Why it is a good idea to go into relationship therapy preventively

I feel that there is still a taboo surrounding couples therapy. While individual therapy is increasingly encouraged, a session with your partner often seems to be labeled negatively. People view couples therapy as the beginning of the end and mainly associate it with couples who have been married for more than fifty years.
I absolutely disagree with this, as I am a strong advocate for therapy. I believe that every couple should go into couples therapy preventively. Why do we go to the gym to stay fit, visit the dentist to keep our teeth sparkling, but do not go to the psychologist to maintain our relationship?
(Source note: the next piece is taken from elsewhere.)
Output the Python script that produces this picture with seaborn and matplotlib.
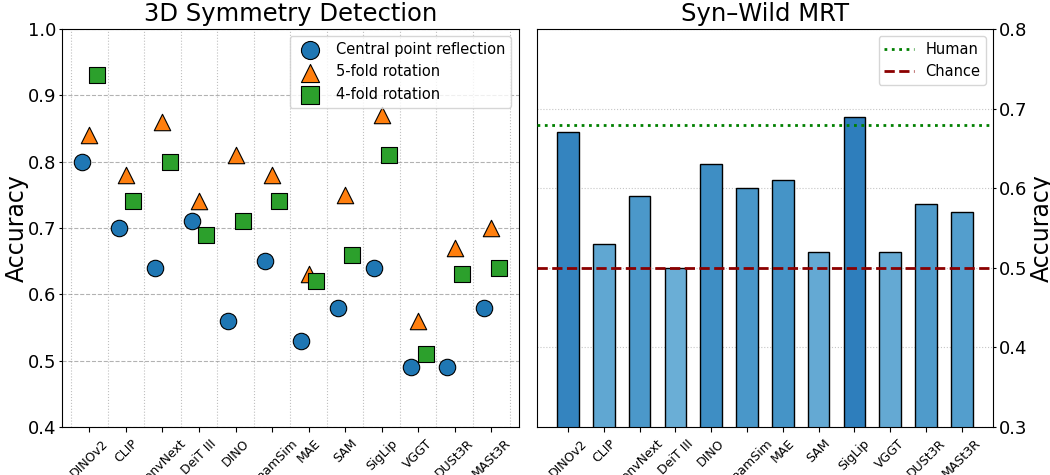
import numpy as np
import pandas as pd
import matplotlib
matplotlib.use("Agg")
import matplotlib.pyplot as plt
from matplotlib.ticker import FixedLocator, MultipleLocator
import seaborn as sns

models = ["DINOv2", "CLIP", "ConvNext", "DeiT III", "DINO", "DreamSim",
          "MAE", "SAM", "SigLip", "VGGT", "DUSt3R", "MASt3R"]

# 3D symmetry detection accuracy per symmetry type
central_reflection = [0.80, 0.70, 0.64, 0.71, 0.56, 0.65, 0.53, 0.58, 0.64, 0.49, 0.49, 0.58]
fivefold_rotation = [0.84, 0.78, 0.86, 0.74, 0.81, 0.78, 0.63, 0.75, 0.87, 0.56, 0.67, 0.70]
fourfold_rotation = [0.93, 0.74, 0.80, 0.69, 0.71, 0.74, 0.62, 0.66, 0.81, 0.51, 0.63, 0.64]

# Syn-Wild mental rotation accuracy
mrt_accuracy = [0.67, 0.53, 0.59, 0.50, 0.63, 0.60, 0.61, 0.52, 0.69, 0.52, 0.58, 0.57]
human_level = 0.68
chance_level = 0.5

fig = plt.figure(figsize=(10.5, 4.75), dpi=100)
ax1 = fig.add_axes([0.059, 0.101, 0.435, 0.838])
ax2 = fig.add_axes([0.511, 0.101, 0.435, 0.838])

# ---- left panel: grouped scatter ----
idx = np.arange(len(models))
series = [
    ("Central point reflection", central_reflection, "o", "#1f77b4", -0.2),
    ("5-fold rotation", fivefold_rotation, "^", "#ff7f0e", 0.0),
    ("4-fold rotation", fourfold_rotation, "s", "#2ca02c", 0.2),
]
for label, vals, marker, color, shift in series:
    df = pd.DataFrame({"x": idx + shift, "acc": vals})
    sns.scatterplot(data=df, x="x", y="acc", ax=ax1, marker=marker, color=color,
                    s=140, edgecolor="black", linewidth=0.8, label=label, zorder=3)

ax1.set_xlim(-0.75, len(models) - 0.25)
ax1.set_ylim(0.4, 1.0)
ax1.yaxis.set_major_locator(MultipleLocator(0.1))
ax1.set_xticks(idx)
ax1.set_xticklabels(models, rotation=45, ha="center", fontsize=9)
ax1.xaxis.set_minor_locator(FixedLocator(np.arange(-0.5, len(models), 1.0)))
ax1.tick_params(axis="x", which="minor", length=0)
ax1.grid(axis="y", which="major", linestyle="--", color="gray", alpha=0.6, zorder=0)
ax1.grid(axis="x", which="minor", linestyle=":", color="gray", alpha=0.5, zorder=0)
ax1.set_axisbelow(True)
ax1.set_xlabel("")
ax1.set_ylabel("Accuracy", fontsize=17)
ax1.yaxis.set_label_coords(-0.072, 0.5)
ax1.set_title("3D Symmetry Detection", fontsize=17.5)
ax1.tick_params(axis="y", labelsize=13, length=2.5, pad=1.5)
ax1.legend(loc="upper right", fontsize=10.5, markerscale=1.1)

# ---- right panel: bars shaded by accuracy ----
norm = plt.Normalize(min(mrt_accuracy), max(mrt_accuracy))
cmap = plt.get_cmap("Blues")
bar_colors = [cmap(0.5 + 0.2 * norm(v)) for v in mrt_accuracy]
bar_df = pd.DataFrame({"model": models, "acc": mrt_accuracy})
sns.barplot(data=bar_df, x="model", y="acc", hue="model", palette=bar_colors,
            legend=False, width=0.6, edgecolor="black", linewidth=1,
            saturation=1, ax=ax2, zorder=2)
ax2.axhline(human_level, color="green", linestyle=":", linewidth=2, label="Human", zorder=3)
ax2.axhline(chance_level, color="#8b0000", linestyle="--", linewidth=2, label="Chance", zorder=3)
ax2.set_xlim(-0.88, len(models) - 0.12)
ax2.set_ylim(0.3, 0.8)
ax2.yaxis.set_major_locator(MultipleLocator(0.1))
ax2.yaxis.tick_right()
ax2.yaxis.set_label_position("right")
ax2.set_xticks(idx)
ax2.set_xticklabels(models, rotation=45, ha="center", fontsize=9)
ax2.grid(axis="y", linestyle=":", color="silver", alpha=0.9, zorder=0)
ax2.set_axisbelow(True)
ax2.set_xlabel("")
ax2.set_ylabel("Accuracy", fontsize=17)
ax2.yaxis.set_label_coords(1.079, 0.5)
ax2.set_title("Syn\u2013Wild MRT", fontsize=17.5)
ax2.tick_params(axis="y", labelsize=13, length=2.5, pad=1.5)
ax2.legend(loc="upper right", fontsize=10.5)

fig.savefig("out.png", dpi=100)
According to Esther Kluwer, professor of sustainable relationships at Radboud University, couples seeking help in the form of couples therapy have let their problems simmer for an average of about five years. It is precisely for this reason that I think a preventive session now and then can be really effective. Kluwer: ‘There is still a taboo on couples therapy. The idea that you as a couple should just be able to work it out yourself. Preventing problems, in the form of a ‘relationship check-up’, is therefore not the norm at all.’
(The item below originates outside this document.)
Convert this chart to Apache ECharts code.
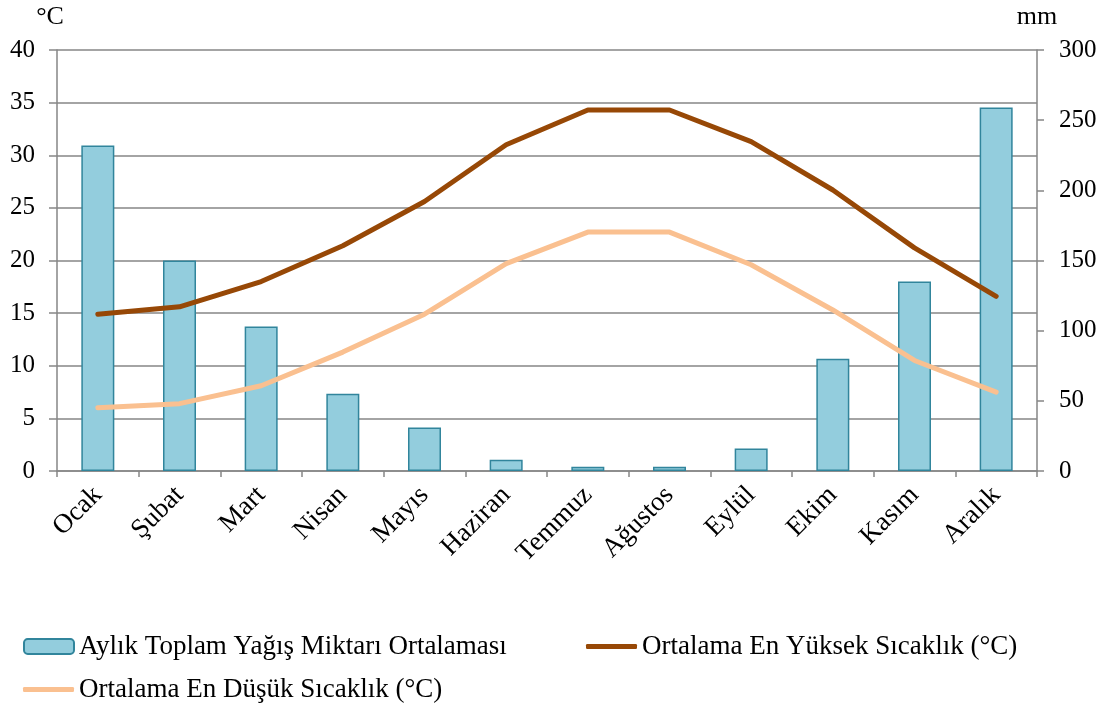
<!DOCTYPE html>
<html>
<head>
<meta charset="utf-8">
<script src="https://cdn.jsdelivr.net/npm/echarts@6/dist/echarts.min.js"></script>
<style>
  html, body { margin: 0; padding: 0; background: #fff; }
  #chart { width: 1105px; height: 707px; }
</style>
</head>
<body>
<div id="chart"></div>
<script>
const months = ["Ocak", "Şubat", "Mart", "Nisan", "Mayıs", "Haziran", "Temmuz", "Ağustos", "Eylül", "Ekim", "Kasım", "Aralık"];
const rain = [232, 150, 103, 55, 31, 8, 3, 3, 16, 80, 135, 259];
const highTemp = [14.9, 15.6, 18.0, 21.4, 25.6, 31.0, 34.3, 34.3, 31.3, 26.7, 21.2, 16.6];
const lowTemp = [6.0, 6.4, 8.1, 11.3, 14.9, 19.7, 22.7, 22.7, 19.6, 15.3, 10.5, 7.5];

const rainName = "Aylık Toplam Yağış Miktarı Ortalaması";
const highName = "Ortalama En Yüksek Sıcaklık (°C)";
const lowName = "Ortalama En Düşük Sıcaklık (°C)";

const font = "'Liberation Serif', 'DejaVu Serif', serif";
const gray = "#868686";

const chart = echarts.init(document.getElementById("chart"));

const legendText = { fontFamily: font, fontSize: 27, color: "#000" };

const options = {
  animation: false,
  textStyle: { fontFamily: font },
  grid: { left: 57, right: 68, top: 50, bottom: 236 },
  legend: [
    {
      data: [rainName], left: 18, top: 628, itemWidth: 50, itemHeight: 15, itemGap: 6,
      textStyle: legendText
    },
    {
      data: [highName], left: 581, top: 628, itemWidth: 51, itemHeight: 5,
      textStyle: legendText, icon: "roundRect"
    },
    {
      data: [lowName], left: 18, top: 671, itemWidth: 51, itemHeight: 5,
      textStyle: legendText, icon: "roundRect"
    }
  ],
  xAxis: {
    type: "category",
    data: months,
    axisLine: { lineStyle: { color: gray, width: 1.5 } },
    axisTick: { show: true, length: 6, lineStyle: { color: gray, width: 1.5 } },
    axisLabel: { rotate: 45, color: "#000", fontSize: 27, fontFamily: font, margin: 20 }
  },
  yAxis: [
    {
      type: "value", min: 0, max: 40, interval: 5, position: "left",
      name: "°C", nameLocation: "end", nameGap: 20,
      nameTextStyle: { color: "#000", fontSize: 26, fontFamily: font, align: "center", padding: [0, 14, 0, 0] },
      axisLine: { show: true, lineStyle: { color: gray, width: 1.5 } },
      axisTick: { show: true, length: 8, lineStyle: { color: gray, width: 1.5 } },
      axisLabel: { color: "#000", fontSize: 25, fontFamily: font, margin: 22 },
      splitLine: { lineStyle: { color: gray, width: 1.5 } }
    },
    {
      type: "value", min: 0, max: 300, interval: 50, position: "right",
      name: "mm", nameLocation: "end", nameGap: 20,
      nameTextStyle: { color: "#000", fontSize: 26, fontFamily: font, align: "center" },
      axisLine: { show: true, lineStyle: { color: gray, width: 1.5 } },
      axisTick: { show: true, length: 7, lineStyle: { color: gray, width: 1.5 } },
      axisLabel: { color: "#000", fontSize: 25, fontFamily: font, margin: 22 },
      splitLine: { show: false }
    }
  ],
  series: [
    {
      name: rainName,
      type: "bar",
      yAxisIndex: 1,
      data: rain,
      barWidth: 33,
      itemStyle: { color: "#93CDDD", borderColor: "#31859C", borderWidth: 1.5 }
    },
    {
      name: highName,
      type: "line",
      yAxisIndex: 0,
      data: highTemp,
      showSymbol: false,
      symbol: "none",
      itemStyle: { color: "#974806" },
      lineStyle: { color: "#974806", width: 5, cap: "round", join: "round" }
    },
    {
      name: lowName,
      type: "line",
      yAxisIndex: 0,
      data: lowTemp,
      showSymbol: false,
      symbol: "none",
      itemStyle: { color: "#FAC090" },
      lineStyle: { color: "#FAC090", width: 5, cap: "round", join: "round" }
    }
  ]
};

chart.setOption(options);

window.addEventListener("resize", () => chart.resize());
</script>
</body>
</html>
Additionally, couples therapy in the form of maintenance sounds to many like waking sleeping dogs. Because why would you go into couples therapy if everything is going fine? According to Nynke Nijman (psychologist, sexologist, and couples therapist), that is the first misconception surrounding couples therapy. ‘The therapist is not going to look for problems that do not exist, but just as you do not see the low oil level of a car from the outside, you also do not see any rough patches in a marriage or partnership. Occasionally having a maintenance session can therefore do no harm.’
Nijman wants to emphasize that an important part of couples therapy is precisely that you express to each other what you like about one another and the relationship. This helps remind each other why you fell in love, which can give a huge boost to your relationship. ‘Even in fundamentally healthy relationships, regularly expressing what you find attractive and beautiful about each other is a good idea.’
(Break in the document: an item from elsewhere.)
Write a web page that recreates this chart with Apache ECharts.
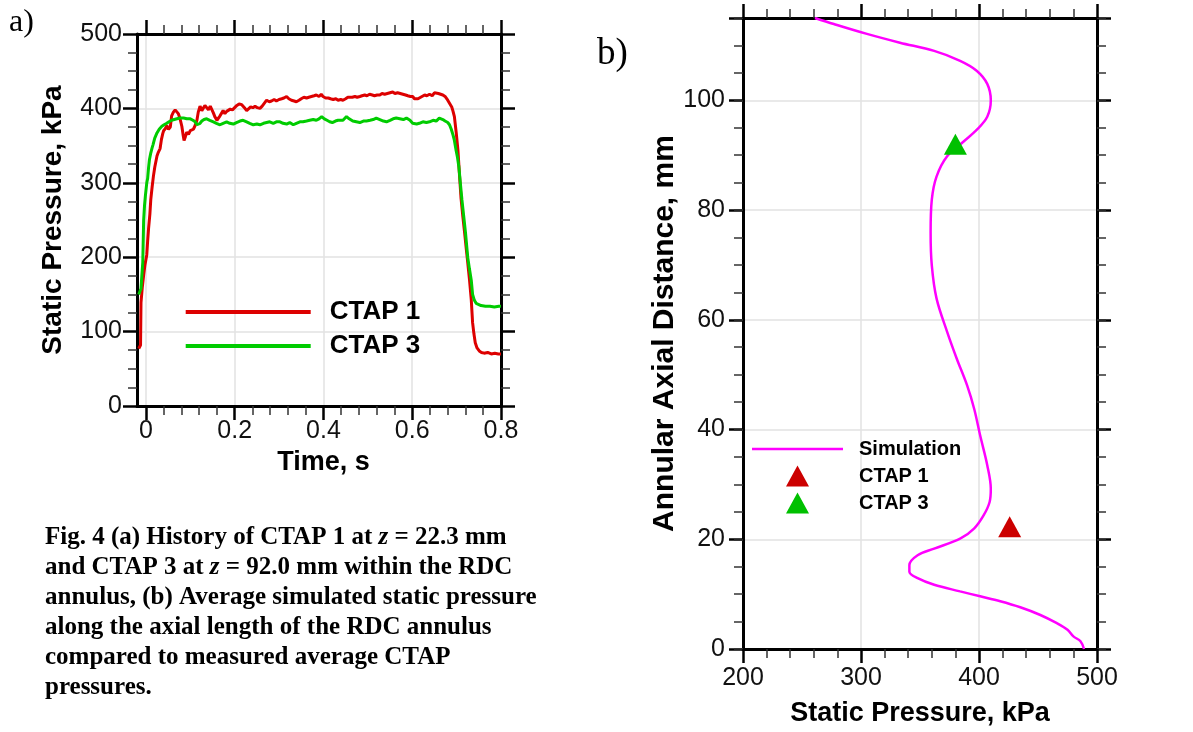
<!DOCTYPE html>
<html>
<head>
<meta charset="utf-8">
<script src="https://cdn.jsdelivr.net/npm/echarts@6/dist/echarts.min.js"></script>
<style>
html,body{margin:0;padding:0;background:#fff;}
#chart{width:1193px;height:732px;}
</style>
</head>
<body>
<div id="chart"></div>
<script>
// ---- Panel (a): pressure history ----
const ctap1Time = [-0.016,-0.013,-0.012,-0.011,-0.008,-0.005,-0.002,0.002,0.004,0.006,
0.009,0.011,0.014,0.017,0.020,0.023,0.025,0.028,0.032,0.035,
0.038,0.040,0.044,0.047,0.051,0.055,0.058,0.062,0.066,0.070,
0.073,0.077,0.081,0.084,0.086,0.089,0.092,0.096,0.100,0.104,
0.107,0.111,0.115,0.118,0.122,0.126,0.129,0.133,0.137,0.141,
0.145,0.148,0.152,0.156,0.160,0.163,0.167,0.171,0.174,0.178,
0.182,0.186,0.190,0.195,0.200,0.205,0.210,0.216,0.222,0.227,
0.231,0.236,0.241,0.246,0.251,0.257,0.262,0.267,0.272,0.278,
0.283,0.289,0.294,0.300,0.306,0.311,0.317,0.322,0.328,0.334,
0.339,0.345,0.350,0.356,0.362,0.367,0.373,0.379,0.384,0.390,
0.395,0.399,0.405,0.411,0.416,0.422,0.428,0.433,0.439,0.444,
0.450,0.455,0.459,0.465,0.471,0.476,0.482,0.487,0.493,0.498,
0.504,0.510,0.515,0.521,0.527,0.532,0.538,0.544,0.550,0.556,
0.561,0.567,0.573,0.579,0.585,0.590,0.596,0.601,0.605,0.609,
0.613,0.617,0.622,0.628,0.633,0.639,0.645,0.650,0.654,0.659,
0.664,0.669,0.674,0.680,0.684,0.689,0.692,0.695,0.699,0.703,
0.706,0.710,0.714,0.718,0.722,0.725,0.729,0.733,0.736,0.739,
0.742,0.746,0.751,0.756,0.762,0.770,0.778,0.786,0.794,0.800];
const ctap1Pressure = [77,79,82,139,160,176,190,203,222,238,
258,277,294,309,321,330,336,341,346,358,
366,370,373,377,372,375,390,395,398,396,
393,386,376,364,357,362,368,365,370,368,
372,377,384,395,403,397,399,404,401,398,
403,401,394,388,384,386,390,394,397,393,
396,394,399,398,401,404,406,405,401,397,
399,402,401,403,401,400,403,407,411,409,
410,412,410,412,413,414,416,413,411,410,
409,411,413,415,414,415,416,417,418,416,
419,416,414,414,413,412,413,411,412,411,
413,415,416,415,416,415,416,417,418,417,
419,418,417,418,418,420,419,420,421,422,
420,421,420,419,418,417,416,416,413,411,
413,415,416,418,417,419,417,421,419,420,
419,418,416,411,409,402,396,389,368,344,
315,279,255,233,210,193,170,143,112,97,
85,78,74,72,71,72,70,71,70,70];

const ctap3Time = [-0.016,-0.013,-0.011,-0.009,-0.007,-0.005,-0.003,-0.001,0.002,0.004,
0.006,0.008,0.011,0.014,0.016,0.020,0.025,0.030,0.036,0.041,
0.047,0.052,0.058,0.064,0.070,0.077,0.085,0.092,0.100,0.106,
0.111,0.115,0.118,0.122,0.126,0.131,0.137,0.144,0.152,0.159,
0.167,0.174,0.182,0.189,0.197,0.204,0.212,0.219,0.227,0.234,
0.242,0.250,0.257,0.265,0.272,0.279,0.287,0.294,0.302,0.309,
0.317,0.324,0.332,0.339,0.347,0.354,0.362,0.369,0.377,0.384,
0.390,0.396,0.402,0.408,0.414,0.420,0.427,0.433,0.437,0.444,
0.452,0.458,0.466,0.474,0.482,0.490,0.497,0.505,0.512,0.519,
0.527,0.535,0.542,0.550,0.557,0.564,0.572,0.580,0.587,0.595,
0.601,0.605,0.610,0.616,0.624,0.632,0.639,0.647,0.654,0.661,
0.665,0.669,0.674,0.680,0.684,0.688,0.692,0.695,0.699,0.702,
0.705,0.709,0.712,0.716,0.720,0.725,0.729,0.733,0.736,0.740,
0.744,0.748,0.755,0.765,0.775,0.785,0.795,0.800];
const ctap3Pressure = [150,152,158,176,193,250,270,283,300,306,
320,331,340,347,351,360,367,372,376,378,
380,382,384,385,386,387,387,386,386,384,
382,378,376,380,383,385,386,384,382,380,
378,380,382,380,379,381,383,384,382,380,
378,379,378,380,381,382,380,382,382,380,
379,381,378,380,382,382,383,384,385,384,
386,389,386,384,382,381,383,384,385,384,
389,386,383,382,381,383,383,384,385,387,
385,383,382,384,386,387,386,385,387,384,
380,378,379,380,382,381,382,384,383,387,
389,385,383,381,378,372,364,357,343,334,
322,296,277,255,233,200,184,169,150,142,
138,136,135,134,134,133,134,134];

// ---- Panel (b): axial pressure profile ----
const simPressure = [489,486,480,475,466,452,435,418,401,384,
362,348,341,341,348,362,384,396,404,409,
410,407,401,396,390,381,373,364,360,359,
360,364,373,387,398,407,410,407,398,384,
362,333,305,277,261];
const simDistance = [0,1.4,2.3,3.5,4.7,6.2,7.6,8.7,9.6,10.5,
11.7,12.9,14.1,15.3,17.1,18.3,20.1,22.0,24.4,26.8,
29.2,33.5,38.9,43.7,48,53,57.8,63.9,69.9,75.9,
81.9,86.1,89.8,92.5,94.6,97,100,103,105.4,107.2,
109,110.5,112.1,113.9,115];
const ctap1Avg = [426, 22.3];
const ctap3Avg = [380, 92.0];

const captionLines = [
  ['Fig. 4 (a) History of CTAP 1 at ', 'z', ' = 22.3 mm'],
  ['and CTAP 3 at ', 'z', ' = 92.0 mm within the RDC'],
  ['annulus, (b) Average simulated static pressure'],
  ['along the axial length of the RDC annulus'],
  ['compared to measured average CTAP'],
  ['pressures.']
];

const SANS = 'Liberation Sans, Arial, sans-serif';
const SERIF = 'Liberation Serif, Times New Roman, serif';
const tickLabel = {fontFamily: SANS, fontSize: 25, color: '#111'};
const nameStyle = (s) => ({fontFamily: SANS, fontSize: s, fontWeight: 'bold', color: '#000'});
const frameLine = {show: true, onZero: false, lineStyle: {color: '#000', width: 3}};
const noLine = {show: false, onZero: false};
const majorTick = {show: true, inside: false, length: 14, lineStyle: {color: '#000', width: 2.5}};
const shortTick = {show: true, inside: false, length: 9, lineStyle: {color: '#333', width: 1.5}};
const minorTick = (n) => ({show: true, splitNumber: n, length: 9, lineStyle: {color: '#333', width: 1.5}});
const gridLine = {show: true, lineStyle: {color: '#e2e2e2', width: 1.5}};
const off = {show: false};

// legend icons (bounding box = item box, so nothing is stretched)
const triIcon = 'path://M0,0L0.01,0M91,21L90.99,21M34,21L45.5,0L57,21Z';
const lineIcon = 'path://M0,0L0.01,0M91,21L90.99,21M0,9.3L91,9.3L91,11.7L0,11.7Z';

const captionText = captionLines.map(parts => parts.map((p, i) => (i === 1 ? '{i|' + p + '}' : '{n|' + p + '}')).join('')).join('\n');

const chart = echarts.init(document.getElementById('chart'), null, {renderer: 'canvas'});
chart.setOption({
  animation: false,
  backgroundColor: '#fff',
  grid: [
    {left: 137, top: 34, width: 364, height: 372},
    {left: 145.88, top: 34, width: 355.12, height: 372},
    {left: 743, top: 18, width: 354, height: 633}
  ],
  xAxis: [
    {gridIndex: 0, type: 'value', position: 'bottom', min: -0.02, max: 0.8, axisLine: frameLine, axisTick: off, axisLabel: off, splitLine: off},
    {gridIndex: 0, type: 'value', position: 'top', min: -0.02, max: 0.8, axisLine: frameLine, axisTick: off, axisLabel: off, splitLine: off},
    {gridIndex: 1, type: 'value', position: 'bottom', min: 0, max: 0.8, interval: 0.2,
      axisLine: noLine, axisTick: majorTick, minorTick: minorTick(5), splitLine: gridLine,
      axisLabel: Object.assign({margin: 13}, tickLabel),
      name: 'Time, s', nameLocation: 'middle', nameGap: 40, nameTextStyle: nameStyle(27)},
    {gridIndex: 1, type: 'value', position: 'top', min: 0, max: 0.8, interval: 0.2,
      axisLine: noLine, axisTick: majorTick, minorTick: minorTick(5), splitLine: off, axisLabel: off},
    {gridIndex: 2, type: 'value', position: 'bottom', min: 200, max: 500, interval: 100,
      axisLine: frameLine, axisTick: majorTick, minorTick: minorTick(5), splitLine: gridLine,
      axisLabel: Object.assign({margin: 17}, tickLabel),
      name: 'Static Pressure, kPa', nameLocation: 'middle', nameGap: 51, nameTextStyle: nameStyle(27)},
    {gridIndex: 2, type: 'value', position: 'top', min: 200, max: 500, interval: 100,
      axisLine: frameLine, axisTick: majorTick, minorTick: minorTick(5), splitLine: off, axisLabel: off}
  ],
  yAxis: [
    {gridIndex: 0, type: 'value', position: 'left', min: 0, max: 500, interval: 100,
      axisLine: frameLine, axisTick: majorTick, minorTick: minorTick(4), splitLine: gridLine,
      axisLabel: Object.assign({margin: 15}, tickLabel),
      name: 'Static Pressure, kPa', nameLocation: 'middle', nameGap: 70, nameTextStyle: nameStyle(28)},
    {gridIndex: 0, type: 'value', position: 'right', min: 0, max: 500, interval: 100,
      axisLine: frameLine, axisTick: majorTick, minorTick: minorTick(4), splitLine: off, axisLabel: off},
    {gridIndex: 1, type: 'value', show: false, min: 0, max: 500, axisLine: noLine},
    {gridIndex: 2, type: 'value', position: 'left', min: 0, max: 115, interval: 20,
      axisLine: frameLine, axisTick: majorTick, splitLine: gridLine,
      axisLabel: Object.assign({margin: 18, formatter: v => (v > 100 ? '' : String(v))}, tickLabel),
      name: 'Annular Axial Distance, mm', nameLocation: 'middle', nameGap: 52, nameTextStyle: nameStyle(30)},
    {gridIndex: 2, type: 'value', position: 'left', min: 0, max: 115, interval: 5,
      axisLine: noLine, axisTick: shortTick, splitLine: off, axisLabel: off},
    {gridIndex: 2, type: 'value', position: 'right', min: 0, max: 115, interval: 20,
      axisLine: frameLine, axisTick: majorTick, splitLine: off, axisLabel: off},
    {gridIndex: 2, type: 'value', position: 'right', min: 0, max: 115, interval: 5,
      axisLine: noLine, axisTick: shortTick, splitLine: off, axisLabel: off}
  ],
  legend: [
    {data: [{name: 'CTAP 1', icon: 'rect'}, {name: 'CTAP 3', icon: 'rect'}], orient: 'vertical', left: 185.7, top: 299, padding: 0,
      itemWidth: 125, itemHeight: 4, itemGap: 8, selectedMode: false,
      textStyle: {fontFamily: SANS, fontWeight: 'bold', fontSize: 26, lineHeight: 26, color: '#000', padding: [0, 0, 0, 14]}},
    {data: [{name: 'Simulation', icon: lineIcon}, {name: 'b:CTAP 1', icon: triIcon}, {name: 'b:CTAP 3', icon: triIcon}],
      orient: 'vertical', left: 752, top: 438.5, padding: 0,
      itemWidth: 91, itemHeight: 21, itemGap: 6, selectedMode: false,
      formatter: n => n.replace('b:', ''),
      textStyle: {fontFamily: SANS, fontWeight: 'bold', fontSize: 20, lineHeight: 21, color: '#000', padding: [0, 0, 0, 11]}}
  ],
  series: [
    {type: 'line', name: 'CTAP 1', xAxisIndex: 0, yAxisIndex: 0, symbol: 'none', z: 3,
      data: ctap1Time.map((t, i) => [t, ctap1Pressure[i]]),
      lineStyle: {color: '#dd0000', width: 3}, itemStyle: {color: '#dd0000'}},
    {type: 'line', name: 'CTAP 3', xAxisIndex: 0, yAxisIndex: 0, symbol: 'none', z: 4,
      data: ctap3Time.map((t, i) => [t, ctap3Pressure[i]]),
      lineStyle: {color: '#00cc00', width: 3}, itemStyle: {color: '#00cc00'}},
    {type: 'line', name: 'Simulation', xAxisIndex: 4, yAxisIndex: 3, symbol: 'none', smooth: 0.35, z: 3,
      data: simPressure.map((p, i) => [p, simDistance[i]]),
      lineStyle: {color: '#ff00ff', width: 2.5}, itemStyle: {color: '#ff00ff'}},
    {type: 'scatter', name: 'b:CTAP 1', xAxisIndex: 4, yAxisIndex: 3, symbol: 'triangle', symbolSize: [23, 21], z: 5,
      data: [ctap1Avg], itemStyle: {color: '#cc0000', opacity: 1}},
    {type: 'scatter', name: 'b:CTAP 3', xAxisIndex: 4, yAxisIndex: 3, symbol: 'triangle', symbolSize: [23, 21], z: 5,
      data: [ctap3Avg], itemStyle: {color: '#00c000', opacity: 1}}
  ],
  graphic: [
    {type: 'text', left: 9, top: 6.5, style: {text: 'a)', font: '32px ' + SERIF, fill: '#000'}},
    {type: 'text', left: 597, top: 35.5, style: {text: 'b)', font: '37px ' + SERIF, fill: '#000'}},
    {type: 'text', left: 45, top: 523, style: {
      text: captionText, fill: '#000', lineHeight: 30,
      rich: {
        n: {fontFamily: SERIF, fontWeight: 'bold', fontSize: 25, lineHeight: 30, fill: '#000'},
        i: {fontFamily: SERIF, fontWeight: 'bold', fontStyle: 'italic', fontSize: 25, lineHeight: 30, fill: '#000'}
      }}}
  ]
});
</script>
</body>
</html>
Through such a ‘check-up session’, you also learn to keep looking at and listening to each other. If you have been together for a long time, you may sometimes feel like you have ‘lost’ each other a bit. You live alongside each other, perhaps withdraw a bit, and feel the love fading. Such a maintenance session actually forces you to make time for each other. What are the needs of the other? Do you still speak the same language? How is it on a sexual level? In this way, any assumptions and misunderstandings can be cleared away.
Finally, I can imagine that it is simply very valuable and interesting to go into couples therapy. In my opinion, you learn the most about yourself through the eyes of another. How do you treat your loved one? What does that say about you as a person? Do you often feel rejected, and why? It seems to me to be a real enrichment to deepen your relationship in this way. This way, you continue to learn and grow with your loved one, hopefully allowing you to stay together long and happily. Isn't that definitely worth trying? Therefore, I say: come on, everyone into couples therapy.